At a hearing on April 30, 2015, the District Judge John D. Bates of the District of Columbia accepted the company’s guilty plea and sentenced the company to the proposed sentence articulated in the plea agreement, which called for the fine and other terms of corporate probation. The court recognized the seriousness of SOHL’s criminal conduct, which posed a threat to our national security. In addition, the court noted that the scope of criminal conduct justified the large monetary penalty imposed. Finally, the court concluded that the terms of probation provided adequate deterrence to SOHL as well as other companies. Yesterday, the court entered the written judgment confirming the sentence imposed on April 30, 2015.
“The court’s judgment represents a milestone in the enforcement of U.S. sanctions laws,” said Assistant Attorney General Carlin. “This case marks the first conviction of a corporate entity for facilitating violations of the International Economic Emergency Powers Act and the highest criminal fine ever imposed in a sanctions prosecution. The Court’s imposition of this serious sentence should serve as a strong deterrent for multinational corporations doing any business in countries subject to U.S. economic sanctions.”
“This guilty plea and sentence hold this company accountable for violating trade laws by doing business with sanctioned countries and undermining the interests of the United States,” said Acting U.S. Attorney Cohen. “We hope that other companies tempted to break our export laws take note of the $232.7 million penalty that will be paid in this case.”

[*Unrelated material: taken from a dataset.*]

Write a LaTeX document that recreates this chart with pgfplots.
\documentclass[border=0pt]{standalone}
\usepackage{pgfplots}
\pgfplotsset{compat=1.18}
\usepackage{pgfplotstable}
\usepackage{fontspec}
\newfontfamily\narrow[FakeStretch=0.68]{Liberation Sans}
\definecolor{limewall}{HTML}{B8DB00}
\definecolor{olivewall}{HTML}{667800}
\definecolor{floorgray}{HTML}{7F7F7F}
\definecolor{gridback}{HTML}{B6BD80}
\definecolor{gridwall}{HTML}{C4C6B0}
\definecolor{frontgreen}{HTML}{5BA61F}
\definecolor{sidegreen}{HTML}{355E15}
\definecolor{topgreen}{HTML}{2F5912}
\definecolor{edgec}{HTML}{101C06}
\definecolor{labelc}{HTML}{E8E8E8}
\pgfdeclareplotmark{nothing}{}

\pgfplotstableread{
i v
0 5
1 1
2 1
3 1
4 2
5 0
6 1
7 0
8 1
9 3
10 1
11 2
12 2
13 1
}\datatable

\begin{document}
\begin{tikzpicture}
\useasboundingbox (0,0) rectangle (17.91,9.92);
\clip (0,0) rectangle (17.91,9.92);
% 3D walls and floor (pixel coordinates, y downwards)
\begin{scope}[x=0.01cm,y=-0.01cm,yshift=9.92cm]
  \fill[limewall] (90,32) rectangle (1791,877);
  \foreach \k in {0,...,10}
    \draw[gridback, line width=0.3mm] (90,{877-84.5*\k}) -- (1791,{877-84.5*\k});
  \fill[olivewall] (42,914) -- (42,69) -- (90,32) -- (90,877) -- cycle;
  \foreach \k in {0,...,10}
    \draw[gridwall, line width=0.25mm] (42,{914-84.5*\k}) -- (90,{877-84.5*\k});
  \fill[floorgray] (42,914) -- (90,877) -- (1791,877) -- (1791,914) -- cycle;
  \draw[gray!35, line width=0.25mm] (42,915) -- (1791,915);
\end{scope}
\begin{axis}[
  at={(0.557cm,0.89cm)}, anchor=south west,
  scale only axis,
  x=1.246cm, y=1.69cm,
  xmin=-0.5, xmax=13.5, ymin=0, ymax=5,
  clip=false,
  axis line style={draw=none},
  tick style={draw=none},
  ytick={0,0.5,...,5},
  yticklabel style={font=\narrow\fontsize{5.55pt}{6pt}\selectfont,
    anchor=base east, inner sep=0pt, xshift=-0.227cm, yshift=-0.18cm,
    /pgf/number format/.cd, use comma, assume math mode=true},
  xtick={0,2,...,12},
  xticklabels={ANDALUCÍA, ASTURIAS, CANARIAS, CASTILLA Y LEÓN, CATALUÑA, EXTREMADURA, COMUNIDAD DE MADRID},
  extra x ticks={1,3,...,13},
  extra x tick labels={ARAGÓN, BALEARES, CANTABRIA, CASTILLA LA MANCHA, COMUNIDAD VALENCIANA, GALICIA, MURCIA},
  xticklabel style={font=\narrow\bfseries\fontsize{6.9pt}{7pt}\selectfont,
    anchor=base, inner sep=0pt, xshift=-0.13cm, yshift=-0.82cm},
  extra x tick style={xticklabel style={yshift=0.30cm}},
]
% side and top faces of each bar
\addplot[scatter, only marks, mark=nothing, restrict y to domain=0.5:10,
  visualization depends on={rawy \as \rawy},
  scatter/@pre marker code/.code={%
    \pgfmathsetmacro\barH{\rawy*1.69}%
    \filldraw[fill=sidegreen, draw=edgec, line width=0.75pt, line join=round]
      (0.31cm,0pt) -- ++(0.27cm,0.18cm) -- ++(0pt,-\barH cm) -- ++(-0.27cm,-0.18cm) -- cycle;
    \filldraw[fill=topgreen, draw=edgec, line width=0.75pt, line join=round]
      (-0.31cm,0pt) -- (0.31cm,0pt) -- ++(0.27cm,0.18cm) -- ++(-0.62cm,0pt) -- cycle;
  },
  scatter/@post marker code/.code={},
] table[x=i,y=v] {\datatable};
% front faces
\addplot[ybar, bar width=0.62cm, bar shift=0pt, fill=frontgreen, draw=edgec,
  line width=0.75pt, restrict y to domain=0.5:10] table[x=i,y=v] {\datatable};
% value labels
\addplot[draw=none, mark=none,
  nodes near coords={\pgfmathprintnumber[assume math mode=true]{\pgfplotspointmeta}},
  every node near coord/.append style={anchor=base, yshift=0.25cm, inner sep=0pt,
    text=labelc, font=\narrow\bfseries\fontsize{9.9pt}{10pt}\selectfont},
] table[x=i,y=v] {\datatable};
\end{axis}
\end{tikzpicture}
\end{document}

The criminal information and plea agreement were filed on March 25, 2015, in federal court in the District of Columbia, charging SOHL with one count of knowingly and willfully conspiring to violate IEEPA. The plea agreement that the court approved also requires SOHL to submit to a three-year period of corporate probation and agree to continue to cooperate with the government and not commit any additional felony violations of U.S. federal law. SOHL’s monetary penalty includes a $77,569,452 criminal forfeiture and an additional $155,138,904 criminal fine. The criminal fine represents the largest criminal fine in connection with an IEEPA prosecution. In addition to SOHL’s commitments, under the plea agreement SOHL’s parent company, Schlumberger Ltd., has also agreed to the following terms during the three-year term of probation, among others: maintaining its cessation of all operations in Iran and Sudan, reporting on the parent company’s compliance with sanctions, responding to requests to disclose information and materials related to the parent company’s compliance with U.S. sanctions laws when requested by U.S. authorities, and hiring an independent consultant to review the parent company’s internal sanctions policies and procedures and the parent company’s internal audits focused on sanctions compliance.

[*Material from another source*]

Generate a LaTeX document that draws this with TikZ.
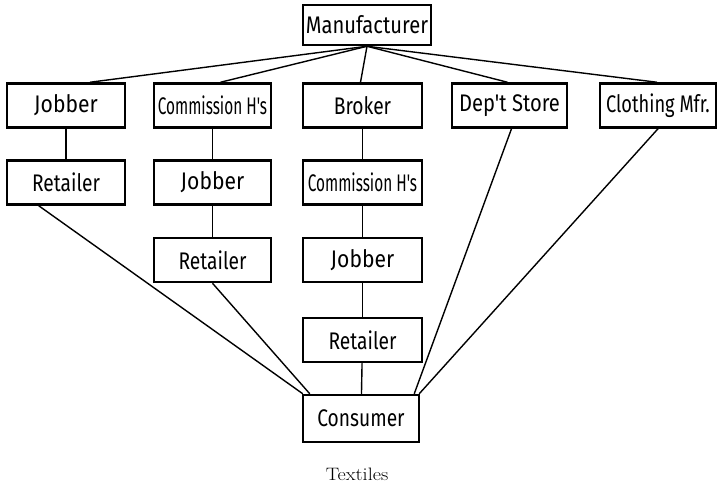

The court agreed that in addition to SOHL continuing its cooperation with U.S. authorities throughout the three-year period of probation and agreeing not to engage in any felony violation of U.S. federal law, SOHL’s parent company, Schlumberger Ltd., will also hire an independent consultant who will review the parent company’s internal sanctions policies, procedures and company-generated sanctions audit reports.

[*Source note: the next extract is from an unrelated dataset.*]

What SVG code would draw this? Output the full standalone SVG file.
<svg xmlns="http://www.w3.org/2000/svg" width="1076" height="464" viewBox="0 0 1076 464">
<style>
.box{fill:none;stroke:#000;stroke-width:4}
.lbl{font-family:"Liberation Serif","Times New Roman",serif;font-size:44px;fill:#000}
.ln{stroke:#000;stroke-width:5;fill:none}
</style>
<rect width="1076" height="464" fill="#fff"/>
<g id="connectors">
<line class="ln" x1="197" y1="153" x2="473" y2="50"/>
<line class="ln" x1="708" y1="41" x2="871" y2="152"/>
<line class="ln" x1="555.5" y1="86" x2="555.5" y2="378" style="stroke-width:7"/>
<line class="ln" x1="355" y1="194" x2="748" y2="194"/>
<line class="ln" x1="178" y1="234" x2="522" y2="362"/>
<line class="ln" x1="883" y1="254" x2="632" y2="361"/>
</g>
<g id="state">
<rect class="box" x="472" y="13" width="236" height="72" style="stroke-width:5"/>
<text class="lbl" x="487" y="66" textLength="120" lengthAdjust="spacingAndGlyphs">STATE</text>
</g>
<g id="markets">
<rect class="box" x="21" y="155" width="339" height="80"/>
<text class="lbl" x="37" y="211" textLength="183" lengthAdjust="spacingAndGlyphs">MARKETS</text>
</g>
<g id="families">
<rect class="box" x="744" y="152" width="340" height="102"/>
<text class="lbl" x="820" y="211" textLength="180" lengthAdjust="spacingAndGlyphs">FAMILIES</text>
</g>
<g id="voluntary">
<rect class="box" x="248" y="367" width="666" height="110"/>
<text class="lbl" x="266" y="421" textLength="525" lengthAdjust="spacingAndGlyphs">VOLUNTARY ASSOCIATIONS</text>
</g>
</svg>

According to court documents, starting on or about early 2004 and continuing through June 2010, Drilling & Measurements (D&M), a United States-based Schlumberger business segment, provided oilfield services to Schlumberger customers in Iran and Sudan through non-U.S. subsidiaries of SOHL. Although SOHL, as a subsidiary of Schlumberger Ltd., had policies and procedures designed to ensure that D&M did not violate U.S. sanctions, SOHL failed to train its employees adequately to ensure that all U.S. persons, including non-U.S. citizens who resided in the United States while employed at D&M, complied with Schlumberger Ltd.’s sanctions policies and compliance procedures. As a result of D&M’s lack of adherence to U.S. sanctions combined with SOHL’s failure to train properly U.S. persons and to enforce fully its policies and procedures, D&M, through the acts of employees residing in the United States, violated U.S. sanctions against Iran and Sudan by: (1) approving and disguising the company’s capital expenditure requests from Iran and Sudan for the manufacture of new oilfield drilling tools and for the spending of money for certain company purchases; (2) making and implementing business decisions specifically concerning Iran and Sudan; and (3) providing certain technical services and expertise in order to troubleshoot mechanical failures and to sustain expensive drilling tools and related equipment in Iran and Sudan.
The investigation that commenced in 2009 was led by the Justice Department’s National Security Division, the U.S. Attorney’s Office of the District of Columbia and the U.S. Department of Commerce BIS’ Dallas Field Office. Assistant Attorney General Carlin is grateful to Special Agent Troy Shaffer from BIS’ Dallas Field Office for his excellent work. Assistant Attorney General Carlin also acknowledged the work of those who handled the case from the National Security Division and the U.S. Attorney’s Office, including former Trial Attorney Ryan Fayhee and former Assistant U.S. Attorneys John Borchert and Ann H. Petalas.
The case was prosecuted by Trial Attorney Casey Arrowood of the National Security Division, Assistant U.S. Attorney Maia L. Miller of the National Security Section and Assistant U.S. Attorney Zia Faruqui of the District of Columbia.